Per Abreu si tratta di una vera e propria passione, trasmessagli ai tempi del Deportivo La Coruña da Djalminha, irrequieto ed estroso fantasista brasiliano, un altro che in quanto a locura non ha certo bisogno di lezioni. Uno che, per capirci, si giocò la convocazione ai Mondiali nipponici per una testata rifilata a Javier Irrureta, all’epoca allenatore dei galiziani, venendo così sostituito da un certo Kaka. In quei sei mesi insieme, prima che El Loco – quello uruguaiano – partisse verso una nuova avventura, il brasiliano gli spiegava la ricetta per una cavadinha perfetta. «Ci sono tre regole – gli diceva- devi osservare il portiere, correre veloce verso il pallone e sopratutto giocartela con parsimonia. Ma questa è solo teoria. Ciò che conta è la tua personalità, la tua intuizione, la tua emozione».
Sensazioni che Abreu prova decisamente troppo spesso, dimenticando in fretta tutto il discorso relativo alla parsimonia. Inaugurata laCavadinha del Loco nel 1999 con la maglia del Tecos, in totale i tentativi saranno ventiquattro, di cui ventidue andati a segno. Oltre a quello con il Botafogo, resta memorabile il rigore battuto contro il Fluminense, realizzato tre minuti dopo che un tentativo analogo era finito tra le braccia del portiere avversario.
E quella sera Washington Tabarez sapeva già tutto. Proprio quell’incolmabile abisso tra il comune senso della misura e i ragionamenti del Loco avevano convinto il ct uruguaiano a selezionarlo come terzo tiratore. Ma niente da fare, la conversazione era stata totalmente infruttuosa, con Abreu deciso a calciare per ultimo. D’altronde, lo aveva detto anche ad Eguren il giorno prima della partita: «Domani vinceremo grazie al mio rigore». Così, con tre centri a due per l’Uruguay, Sebastian Abreu si avvicina al dischetto, mentre Forlan chiude gli occhi e inizia una cantilena senza fine: «Ti prego non fare la cavadinha. Per favore, per favore, per favore».
Con Muslera girato dall’altra parte, alla fine forse Kingston, l’estremo difensore ghanese, era l’unico a non conoscere la peculiarità di Abreu. O, più probabilmente non ha creduto che potesse essere loco fino a tal punto. Per l’attaccante uruguaiano quegli undici metri rappresentavano tutto. Poteva essere lui, a 34 anni, a portare l’Uruguay in semi-finale 54 anni dopo i Mondiali di Città del Messico.
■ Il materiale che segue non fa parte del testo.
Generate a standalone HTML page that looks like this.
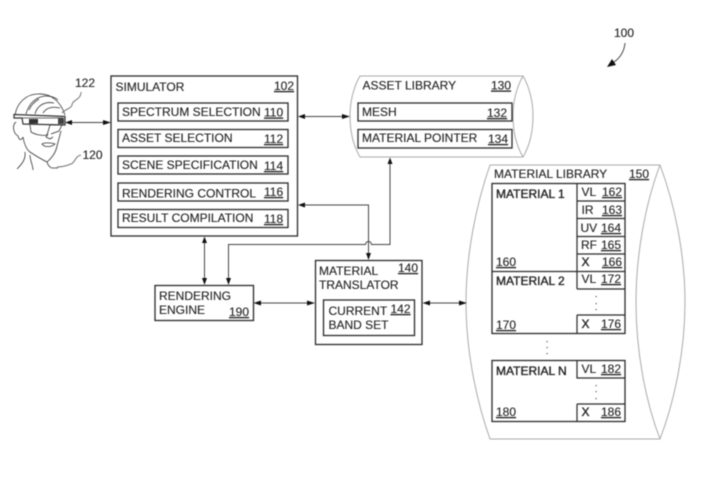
<!DOCTYPE html>
<html><head><meta charset="utf-8"><style>
html,body{margin:0;padding:0;background:#fff;width:708px;height:493px;overflow:hidden}
svg{display:block;filter:blur(.4px)}
text{font-family:"Liberation Sans",sans-serif;font-size:12px;fill:#222;stroke:#222;stroke-width:.12}
.u{text-decoration:underline}
.b{stroke:#2a2a2a;stroke-width:1.3;fill:#fff}
.l{stroke:#444;stroke-width:1;fill:none}
.g{stroke:#aaa;stroke-width:1;fill:none}
.h{stroke:#333;stroke-width:.8;fill:none}
.a{fill:#111}
.m{stroke:#222;stroke-width:.35}
</style></head><body>
<svg width="708" height="493" viewBox="0 0 708 493" xmlns="http://www.w3.org/2000/svg">
<rect width="708" height="493" fill="#fff"/>

<!-- head -->
<path class="h" d="M15 115C17 103 26 94 38 94C51 93 61 102 65 115"/>
<path class="h" d="M26 114C29 103 36 97 45 96C50 96 55 97 58 100M35 114C37 106 44 101 54 103M43 113C46 108 52 106 60 108M29 110C31 105 34 102 39 99"/>
<path class="h" style="stroke-width:1.2" d="M14 114.500L65 116.500L65 125L23 124L22 118L14 118Z"/>
<path class="h" d="M22 118H63"/>
<path class="h" d="M30 125L31 132C36 135 43 136 47 135L50 125M50 125L62 125L59 131L51 134"/>
<rect x="29" y="119" width="9" height="4.500" fill="#333"/>
<rect x="58" y="118" width="6" height="6" fill="#444"/>
<path class="h" d="M16 122C12 125 13 133 18 136C19 140 21 141 23 137M23 137C24 144 27 150 30 152C36 156 43 160 47 162C52 158 56 152 57 146L61 131"/>
<path class="h" d="M48 134L46 137L50 139L53 137M42 144C45 142 52 143 55 144C52 147 45 148 42 144Z"/>
<path class="h" d="M25 152C26 159 22 164 17 169M30 155C30 161 33 165 33 170M47 162C48 165 49 167 52 168C54 168 56 168 58 168"/>
<path class="g" d="M81 92C81 100 72 100 72 105C71 109 65 109 62 113" style="stroke:#777"/>
<path class="g" d="M81 155C75 156 75 163 71 164C66 166 62 167 57 167" style="stroke:#777"/>
<text x="75" y="87">122</text>
<text x="82.500" y="159">120</text>

<!-- 100 -->
<text x="614" y="37">100</text>
<path class="l" d="M625 43C624 54 618 60 611 64"/>
<polygon class="a" points="607,67 612,59 616,65"/>

<!-- asset library -->
<path class="g" d="M360 76L523 76C530 88 533 103 533 116C533 130 530 145 523 157L360 157C353 145 350 130 350 116C350 103 353 88 360 76Z"/>
<path class="g" d="M523 76C516 88 513 103 513 116C513 130 516 145 523 157"/>
<rect class="b" x="358" y="103" width="154" height="18"/>
<rect class="b" x="358" y="129.500" width="154" height="18.500"/>
<text x="362.500" y="89.500">ASSET LIBRARY</text><text class="u" x="491" y="89.500">130</text>
<text x="362" y="116">MESH</text><text class="u" x="487" y="117">132</text>
<text x="362" y="142">MATERIAL POINTER</text><text class="u" x="488" y="143">134</text>

<!-- material library -->
<path class="g" d="M490 165L660 165C675 205 685 255 685 302C685 350 675 400 660 439L490 439C476 400 466 350 466 302C466 255 476 205 490 165Z"/>
<path class="g" d="M660 165C645 205 636 255 636 302C636 350 645 400 660 439"/>
<text x="494" y="178">MATERIAL LIBRARY</text><text class="u" x="629" y="178">150</text>
<rect class="b" x="492" y="183.500" width="133" height="150"/>
<rect class="b" x="492" y="360.500" width="133" height="61"/>
<path class="l" style="stroke:#2a2a2a;stroke-width:1.2" d="M577 183.500V289M577 201H625M577 218.500H625M577 236.500H625M577 254H625M492 271.500H625M577 289H625M577 315V333.500M577 315H625M577 360.500V378H625M577 404V421.500M577 404H625"/>
<text class="m" x="496" y="198">MATERIAL 1</text>
<text x="581.500" y="196">VL</text><text class="u" x="602" y="196">162</text>
<text x="581.500" y="214">IR</text><text class="u" x="602" y="214">163</text>
<text x="580.500" y="232">UV</text><text class="u" x="601" y="232">164</text>
<text x="581" y="249">RF</text><text class="u" x="601" y="249">165</text>
<text class="m" x="581.500" y="266">X</text><text class="u" x="602" y="266">166</text>
<text class="u" x="496" y="266">160</text>
<text class="m" x="496" y="285">MATERIAL 2</text>
<text x="581.500" y="283">VL</text><text class="u" x="601" y="283">172</text>
<text class="u" x="496" y="329">170</text>
<text class="m" x="581.500" y="328">X</text><text class="u" x="601" y="328">176</text>
<text class="m" x="496" y="375">MATERIAL N</text>
<text x="581.500" y="373">VL</text><text class="u" x="601" y="373">182</text>
<text class="u" x="496" y="416">180</text>
<text class="m" x="581.500" y="416">X</text><text class="u" x="601" y="416">186</text>
<g fill="#555">
<rect x="595.500" y="296" width="1.200" height="1.200"/><rect x="595.500" y="303" width="1.200" height="1.200"/><rect x="595.500" y="309" width="1.200" height="1.200"/>
<rect x="546.500" y="341" width="1.200" height="1.200"/><rect x="546.500" y="347" width="1.200" height="1.200"/><rect x="546.500" y="353" width="1.200" height="1.200"/>
<rect x="595.500" y="385" width="1.200" height="1.200"/><rect x="595.500" y="391" width="1.200" height="1.200"/><rect x="595.500" y="398" width="1.200" height="1.200"/>
</g>

<!-- simulator -->
<rect class="b" x="111" y="76" width="186.500" height="160"/>
<text x="115.500" y="91">SIMULATOR</text><text class="u" x="274" y="90">102</text>
<rect class="b" x="118" y="103" width="170" height="18"/>
<rect class="b" x="118" y="129.500" width="170" height="18"/>
<rect class="b" x="118" y="156" width="170" height="18"/>
<rect class="b" x="118" y="183" width="170" height="18"/>
<rect class="b" x="118" y="209.500" width="170" height="18"/>
<text x="122" y="116">SPECTRUM SELECTION</text><text class="u" x="264" y="116.500">110</text>
<text x="122" y="142">ASSET SELECTION</text><text class="u" x="264" y="143">112</text>
<text x="122" y="169">SCENE SPECIFICATION</text><text class="u" x="264" y="170">114</text>
<text x="122" y="197.500">RENDERING CONTROL</text><text class="u" x="264" y="196">116</text>
<text x="122" y="222">RESULT COMPILATION</text><text class="u" x="264" y="223">118</text>

<!-- rendering engine -->
<rect class="b" x="155" y="285.500" width="98.500" height="35"/>
<text x="159" y="300">RENDERING</text><text x="159" y="314">ENGINE</text><text class="u" x="229" y="316">190</text>

<!-- translator -->
<rect class="b" x="315.500" y="260.500" width="106.500" height="84"/>
<rect class="b" x="323.500" y="300" width="91" height="35.500"/>
<text x="319" y="275">MATERIAL</text><text x="319" y="289">TRANSLATOR</text><text class="u" x="398" y="272">140</text>
<text x="328.500" y="315">CURRENT</text><text x="328.500" y="329">BAND SET</text><text class="u" x="390.500" y="313">142</text>

<!-- connectors -->
<path class="l" d="M70 122.500H106M302 116.500H345M204.500 241V280M228.500 280V244.500H365.500A3 3 0 0 1 371.500 244.500H390V163M303 205H368.500V255M258 303H310M427 303H462"/>
<g class="a">
<polygon points="65,122.500 72,120 72,125"/><polygon points="111,122.500 103,120 103,125"/>
<polygon points="298,116.500 305,114 305,119"/><polygon points="350,116.500 342,114 342,119"/>
<polygon points="204.500,236.500 202,243 207,243"/><polygon points="204.500,285 202,278 207,278"/>
<polygon points="228.500,285 226,278 231,278"/>
<polygon points="390,157.500 387.500,164 392.500,164"/>
<polygon points="298,205 305,202.500 305,207.500"/>
<polygon points="368.500,260 366,253 371,253"/>
<polygon points="253.500,303 261,300.500 261,305.500"/><polygon points="315,303 307,300.500 307,305.500"/>
<polygon points="422.500,303 430,300.500 430,305.500"/><polygon points="467,303 459,300.500 459,305.500"/>
</g>
</svg>
</body></html>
Un Eroe, quel rigore l’avrebbe reso un eroe.
Con una nazione sulle spalle e gli occhi del mondo puntati addosso, Sebastian Abreu prende la rincorsa, avvolto dal frastuono delle vuvuzelas. I passi sono veloci e determinati. Kingston, come da copione, si muove in anticipo. Il resto, come ha imparato, è un misto di personalità, intuizione ed emozione, che toglie il fiato al popolo uruguaiano, assorto ad ammirare quel pallone che si alza a mezz’aria e vive una traiettoria lenta, apparentemente interminabile, prima di baciare dolcemente la rete.